28 января
Вот что пишет Фирсов из Перми: В 1855 году в сентябре он выехал из Коломны на Георгиевск. Дорога шла проселком -- он заплутался с своим ямщиком в лесу. Хлестал дождь, было темно и сыро, дороги не знали. Наконец ямщик отыскал старика-лесовщика, который указал им деревушку, в которой могли они переночевать, и указал на свой дом. "Вот тут есть дворик, -- сказал он. -- Там моя хозяйка живет. Коли хошь, поезжай. Только сынишка умер, горюн; завтра отпевать". И в голосе его выразилось что-то похожее на грусть, что-то болезненное, суровое...
Я вышел из засады (он скрывался за тарантасом). Мужик принял за чёрта и начал креститься.
-- Ну, делать нечего, ваше благородие, поедем в эту деревушку... Ишь, черт! -- воскликнул ямщик, подходя к лошади и давая каждой по тумаку.
Мы потащились по пням. Скоро въехали в деревушку. В одной только избушке горела лучина. Мы к ней-то и подъехали. С трудом я вылез из телеги по причине холода, от которого окоченели у меня все члены. Изба разделялась на два отделения.
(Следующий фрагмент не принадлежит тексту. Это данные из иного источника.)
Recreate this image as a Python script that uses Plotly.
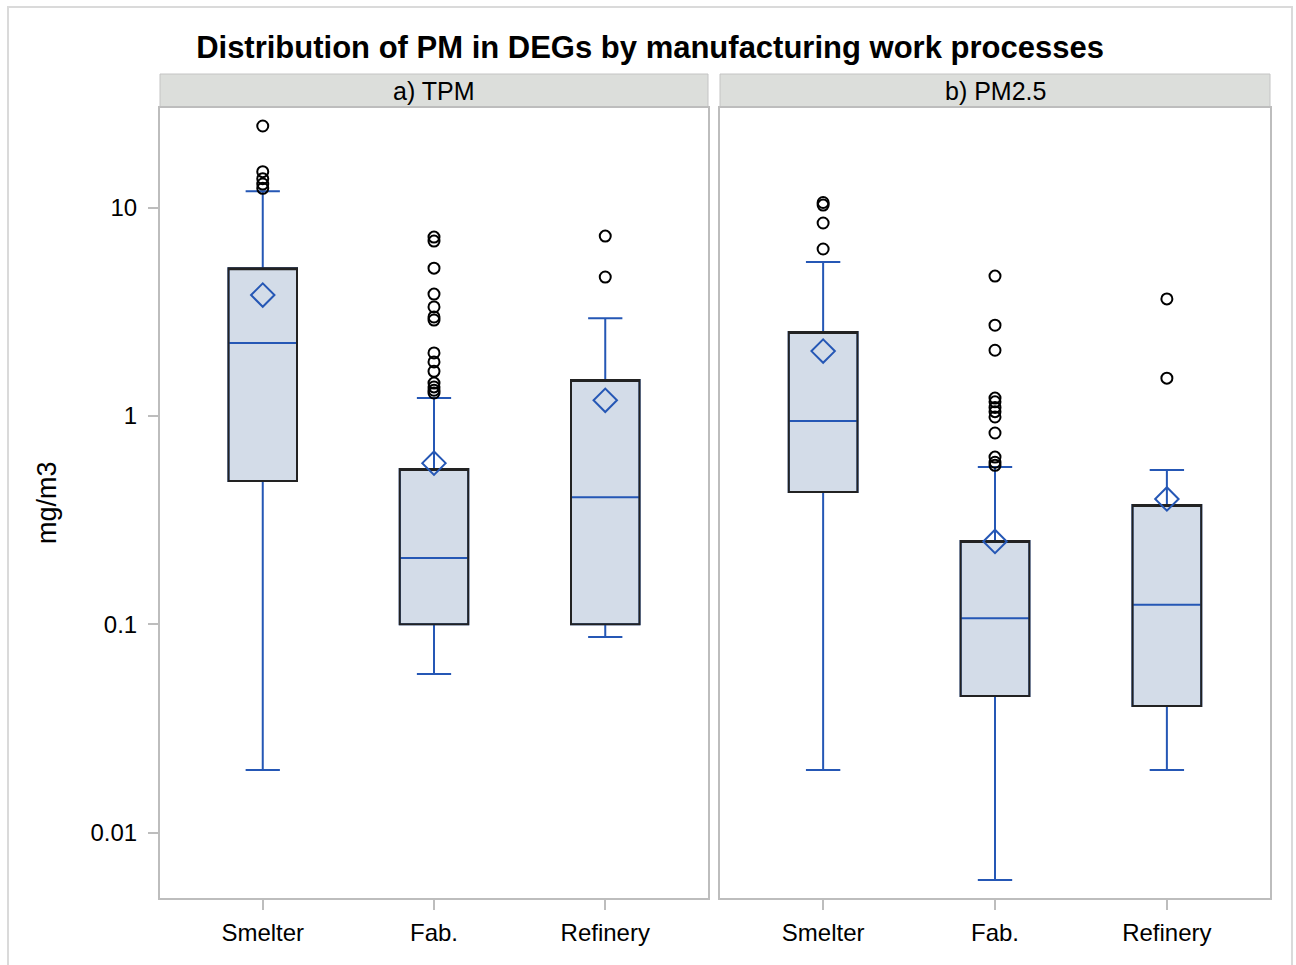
import plotly.graph_objects as go

# ---- data (mg/m3) ----
categories = ["Smelter", "Fab.", "Refinery"]

tpm_q1 = [0.487, 0.100, 0.100]
tpm_median = [2.24, 0.208, 0.408]
tpm_q3 = [5.13, 0.557, 1.49]
tpm_low = [0.020, 0.0577, 0.0869]
tpm_high = [12.0, 1.22, 2.95]
tpm_mean = [3.81, 0.594, 1.19]
tpm_outliers_smelter = [24.7, 14.9, 13.8, 13.0, 12.4]
tpm_outliers_fab = [7.23, 6.92, 5.13, 3.85, 3.34, 2.99, 2.89,
                    2.01, 1.82, 1.64, 1.44, 1.38, 1.33, 1.29]
tpm_outliers_refinery = [7.31, 4.65]

pm25_q1 = [0.432, 0.0453, 0.0405]
pm25_median = [0.946, 0.107, 0.124]
pm25_q3 = [2.53, 0.251, 0.374]
pm25_low = [0.020, 0.00592, 0.020]
pm25_high = [5.49, 0.569, 0.551]
pm25_mean = [2.05, 0.250, 0.400]
pm25_outliers_smelter = [10.6, 10.3, 8.45, 6.34]
pm25_outliers_fab = [4.70, 2.73, 2.07, 1.22, 1.17, 1.10, 1.05, 0.99,
                     0.829, 0.635, 0.60, 0.58]
pm25_outliers_refinery = [3.65, 1.52]

panel_titles = ["a) TPM", "b) PM2.5"]
y_tickvals = [0.01, 0.1, 1, 10]
y_ticktext = ["0.01", "0.1", "1", "10"]

# ---- styles ----
FONT = "Liberation Sans, Arial, sans-serif"
BLUE = "#2557b5"
BOX_FILL = "#d3dce8"
BOX_EDGE = "#222222"
FRAME = "#bdbdbd"
STRIP_FILL = "#dcdedb"

fig = go.Figure()


def add_panel(xa, ya, q1, med, q3, lo, hi, mean, outlier_groups):
    # whiskers, caps, median and fill
    fig.add_trace(go.Box(
        x=categories, q1=q1, median=med, q3=q3,
        lowerfence=lo, upperfence=hi,
        width=0.4, whiskerwidth=0.5,
        fillcolor=BOX_FILL, line=dict(color=BLUE, width=2),
        boxpoints=False, showlegend=False, hoverinfo="skip",
        xaxis=xa, yaxis=ya))
    # dark outline of the interquartile box
    fig.add_trace(go.Box(
        x=categories, q1=q1, median=q3, q3=q3,
        lowerfence=q1, upperfence=q3,
        width=0.4, whiskerwidth=0,
        fillcolor="rgba(0,0,0,0)", line=dict(color=BOX_EDGE, width=2),
        boxpoints=False, showlegend=False, hoverinfo="skip",
        xaxis=xa, yaxis=ya))
    # outliers
    ox, oy = [], []
    for cat, vals in zip(categories, outlier_groups):
        ox += [cat] * len(vals)
        oy += vals
    fig.add_trace(go.Scatter(
        x=ox, y=oy, mode="markers",
        marker=dict(symbol="circle-open", size=11, color="black",
                    line=dict(width=2, color="black")),
        showlegend=False, xaxis=xa, yaxis=ya))
    # means
    fig.add_trace(go.Scatter(
        x=categories, y=mean, mode="markers",
        marker=dict(symbol="diamond-open", size=18, color=BLUE,
                    line=dict(width=2, color=BLUE)),
        showlegend=False, xaxis=xa, yaxis=ya))


add_panel("x", "y", tpm_q1, tpm_median, tpm_q3, tpm_low, tpm_high, tpm_mean,
          [tpm_outliers_smelter, tpm_outliers_fab, tpm_outliers_refinery])
add_panel("x2", "y2", pm25_q1, pm25_median, pm25_q3, pm25_low, pm25_high,
          pm25_mean,
          [pm25_outliers_smelter, pm25_outliers_fab, pm25_outliers_refinery])

W, H = 1296, 965
ML, MR, MT, MB = 160, 26, 108, 67
PW = W - ML - MR
PH = H - MT - MB


def px_x(X):
    return (X - ML) / PW


def px_y(Y):
    return (H - MB - Y) / PH


left_dom = [0, px_x(708)]
right_dom = [px_x(720), 1]

xcommon = dict(
    type="category", categoryorder="array", categoryarray=categories,
    range=[-0.6, 2.6], showgrid=False, zeroline=False,
    showline=True, mirror=True, linecolor=FRAME, linewidth=2,
    ticks="outside", ticklen=10, tickwidth=2, tickcolor=FRAME,
    ticklabelstandoff=2,
    tickfont=dict(family=FONT, size=24, color="black"))
ycommon = dict(
    type="log", range=[-2.314, 1.479], showgrid=False, zeroline=False,
    showline=True, mirror=True, linecolor=FRAME, linewidth=2)

fig.update_layout(
    width=W, height=H,
    margin=dict(l=ML, r=MR, t=MT, b=MB),
    paper_bgcolor="white", plot_bgcolor="white",
    boxmode="overlay",
    font=dict(family=FONT, color="black"),
    title=dict(text="<b>Distribution of PM in DEGs by manufacturing work processes</b>",
               x=650 / W, xanchor="center",
               y=1 - 47 / H, yanchor="middle",
               font=dict(family=FONT, size=31, color="black")),
    xaxis=dict(domain=left_dom, anchor="y", **xcommon),
    xaxis2=dict(domain=right_dom, anchor="y2", **xcommon),
    yaxis=dict(anchor="x", tickvals=y_tickvals, ticktext=y_ticktext,
               ticks="outside", ticklen=10, tickwidth=2, tickcolor=FRAME,
               ticklabelstandoff=6,
               tickfont=dict(family=FONT, size=24, color="black"),
               **ycommon),
    yaxis2=dict(anchor="x2", matches="y", showticklabels=False, ticks="",
                **ycommon),
)

shapes = []
annotations = []
# outer frame
shapes.append(dict(type="rect", xref="paper", yref="paper",
                   x0=px_x(8), x1=px_x(1292), y0=px_y(975), y1=px_y(7),
                   line=dict(color="#dadada", width=2), fillcolor="rgba(0,0,0,0)",
                   layer="below"))
# panel header strips
for dom, label in zip([left_dom, right_dom], panel_titles):
    shapes.append(dict(type="rect", xref="paper", yref="paper",
                       x0=dom[0], x1=dom[1], y0=px_y(107), y1=px_y(74),
                       line=dict(color="#c4c4c4", width=1),
                       fillcolor=STRIP_FILL, layer="below"))
    annotations.append(dict(text=label, xref="paper", yref="paper",
                            x=(dom[0] + dom[1]) / 2, y=px_y(91),
                            xanchor="center", yanchor="middle", showarrow=False,
                            font=dict(family=FONT, size=25, color="black")))
# y-axis title
annotations.append(dict(text="mg/m3", xref="paper", yref="paper",
                        x=px_x(47), y=px_y(503), textangle=-90,
                        xanchor="center", yanchor="middle", showarrow=False,
                        font=dict(family=FONT, size=27, color="black")))

fig.update_layout(shapes=shapes, annotations=annotations)

fig.write_html("out.html")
В чулане лежало несколько богомолок, а в самом большом отделении стоял гроб, возле которого сидела женщина лет сорока пяти и горько плакала. Это была мать. "Что, это сын твой?" -- "Да, боярин", -- проговорила она и принялась вопить. Я подошел к гробу, открыл полотно и увидел под ним человека лет двадцати. Какая-то презрительная улыбка замерла на его тонких губах, и какая-то гордость и упорство обозначались на его бледном лбе, окаймленном темно-русыми волосами. "Отчего он умер?" -- спросил я мать мертвеца, когда она перестала выть. "Да недель десять назад управитель начал бить моего хозяина, что у него срубили три сосны, а он тут был и не вытерпел, да и дал в ухо управителю. Тогда его, горюна, схватили и высекли кнутами на барском дворе... с тех пор зачах..."
...На другой день, когда я проснулся, в избе пахло ладаном; перед гробом, скрестивши руки, стоял мой угрюмый знакомец, лесовщик. Я увидал, как он украдкою утер кулаком слезу, которая скатилась по его бледному морщинистому лицу; он как будто стыдился своих слез и, когда заметил, что я <в>стал, то с равнодушным видом отошел от гроба и сел на лавку... "Ну, баба, пора выносить, -- сказал он глухим голосом. -- Ну, прощайся... вот тебе и один сын..." Мать повалилась на гроб, громко вопя. После нее подошел отец. Лицо его помертвело, руки тряслись... Он медленно наклонился, приложил наконец свои губы к холодному лицу сына... Он долго лежал таким образом на гробе. Вдруг глухие, страшные рыдания вылетели из его груди -- рыдания без слез...
Вдруг старик встал, провел своею рукою по голове, выпрямился во весь свой рост и принял свое обычное спокойное выражение.
-- Уж видно, такая холопская доля... Уж видно, так на роду написано... А хороший был малый... -- Крестясь, он взялся за гроб, чтобы вынести его из избы..."
Он же пишет о том, как его принял директор пермской гимназии, И. Ф. Грацинский. Человек этот, говорит он, очень недалек, но много о себе думает и распространяет ужас между учениками одним своим появлением. Мальчиков в гимназии секут немилосердно за то, например, что сходят с своего места... Обращение директора в таком роде. "Ваш предшественник был болван, -- сказал он, -- и я его уничтожу". Ученикам он говорит: "Ты что тут стоишь, дубина?.. А ты, болван, что не учишься?.." и т. п. Но этого мало: считая себя знатоком учености, он требовал, чтобы преподавание согласовалось с его идеями, и каждому новому преподавателю читает свои мысли о преподавании некоторых учебных предметов... Сколько я знаю брата Грацинского, М. Ф., так это действительно должен быть, судя по М. Фр., человек очень ограниченный и грубый -- воспитанник Рязанской семинарии. Впрочем, М. Ф. довольно имеет и доброты душевной.